In my understanding eye-space coordinates are obtained by multiplying world-space coordinates by the modelview matrix. Clearly then eye-space coordinates depend only on the modelview matrix.
OpenGL defines what clip-space means, as well as the subsequent spaces. Therefore, OpenGL defines what is forward and backward in clip space. The projection matrix transforms into clip space from eyespace, so the projection matrix defines what is forward and backwards in eyespace.
If you change your modelview matrices to transform the world into an eyespace with an inverted Z axis, then your non-inverted projection matrices will make things in clip-space backwards. The rest of the pipeline will clip as though your camera was backwards, and what you in modelview and eyespace think is forward is actually backward.
I finally got around to composing a +Z-based perspective projection matrix, and I do not find it any more complicated than the historical -Z one.

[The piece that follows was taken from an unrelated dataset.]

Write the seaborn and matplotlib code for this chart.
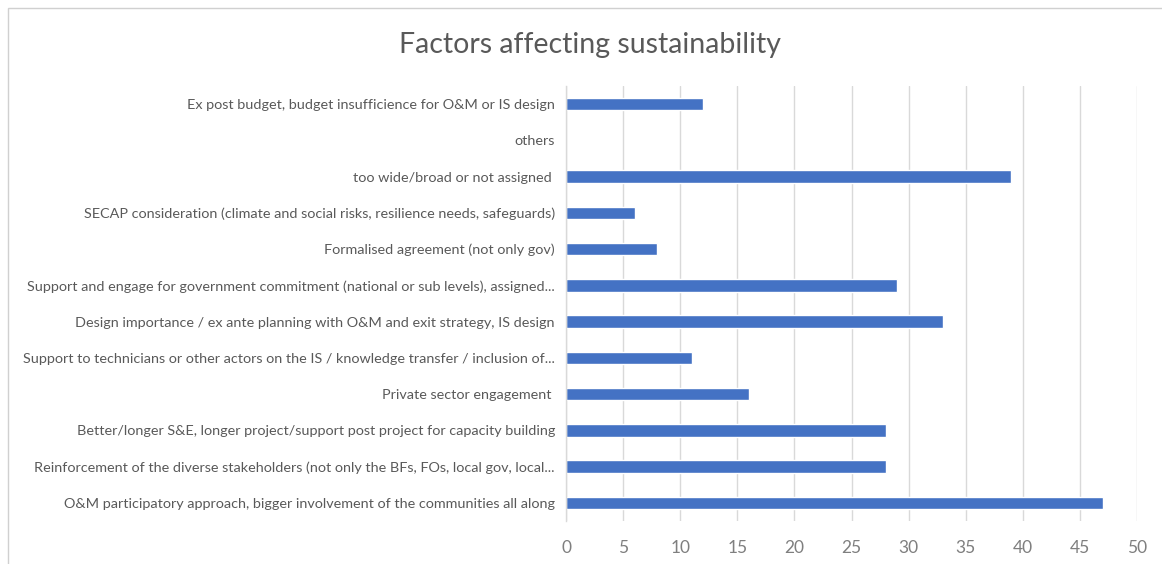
import matplotlib
matplotlib.use("Agg")
import matplotlib.pyplot as plt
import seaborn as sns
import pandas as pd
from matplotlib.patches import Rectangle

categories = [
    "Ex post budget, budget insufficience for O&M or IS design",
    "others",
    "too wide/broad or not assigned ",
    "SECAP consideration (climate and social risks, resilience needs, safeguards)",
    "Formalised agreement (not only gov)",
    "Support and engage for government commitment (national or sub levels), assigned...",
    "Design importance / ex ante planning with O&M and exit strategy, IS design",
    "Support to technicians or other actors on the IS / knowledge transfer / inclusion of...",
    "Private sector engagement ",
    "Better/longer S&E, longer project/support post project for capacity building",
    "Reinforcement of the diverse stakeholders (not only the BFs, FOs, local gov, local...",
    "O&M participatory approach, bigger involvement of the communities all along",
]
values = [12, 0, 39, 6, 8, 29, 33, 11, 16, 28, 28, 47]
x_ticks = [0, 5, 10, 15, 20, 25, 30, 35, 40, 45, 50]
title = "Factors affecting sustainability"

df = pd.DataFrame({"factor": categories, "count": values})

sns.set_theme(style="white")
plt.rcParams["font.family"] = ["Lato", "DejaVu Sans"]

fig = plt.figure(figsize=(11.62, 5.64), dpi=100)
ax = fig.add_axes([566 / 1162, 1 - 521 / 564, (1137 - 566) / 1162, (521 - 86) / 564])

sns.barplot(data=df, y="factor", x="count", order=categories, orient="h",
            color="#4472C4", width=0.34, saturation=1, ax=ax)

ax.set_xlim(0, 50)
ax.set_xticks(x_ticks)
ax.set_xticklabels([str(t) for t in x_ticks], fontsize=12.5, color="#7f7f7f")
ax.tick_params(axis="x", length=0, pad=14)
ax.tick_params(axis="y", length=0, pad=8, labelsize=10.4, labelcolor="#595959")
ax.set_xlabel("")
ax.set_ylabel("")
ax.xaxis.grid(True, color="#d9d9d9", linewidth=1)
ax.set_axisbelow(True)
for s in ["top", "right", "bottom"]:
    ax.spines[s].set_visible(False)
ax.spines["left"].set_color("#d9d9d9")
ax.spines["left"].set_linewidth(1)

fig.text(0.508, 1 - 45 / 564, title, ha="center", va="center", fontsize=20.5, color="#595959")

fig.patches.append(Rectangle((8 / 1162, -0.05), 1.1, 1 - 8 / 564 + 0.05,
                             transform=fig.transFigure, fill=False,
                             edgecolor="#d0d0d0", linewidth=1, zorder=-1))

fig.savefig("out.png", dpi=100, facecolor="white")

The only difference is that the signs in column 3 are flipped. For the orthographic projection, only one sign is flipped.
It’s just a convention. So long as everybody’s working off the same convention then code is portable and reusable between applications, that’s all.
I’m guessing that the reason for the historic choice was that OpenGL’s coord system was influenced by Cartesian coords with positive Y going up and positive X going right - you know, the kind of charts you used to do when graphing an equation back in school. Hence the “bottom left is the origin” thing too, which tends to catch people out the first time they lay a UI out on screen using OpenGL.
Endless arguments could be made about which is more correct, but IMO it’s not worth getting religious over.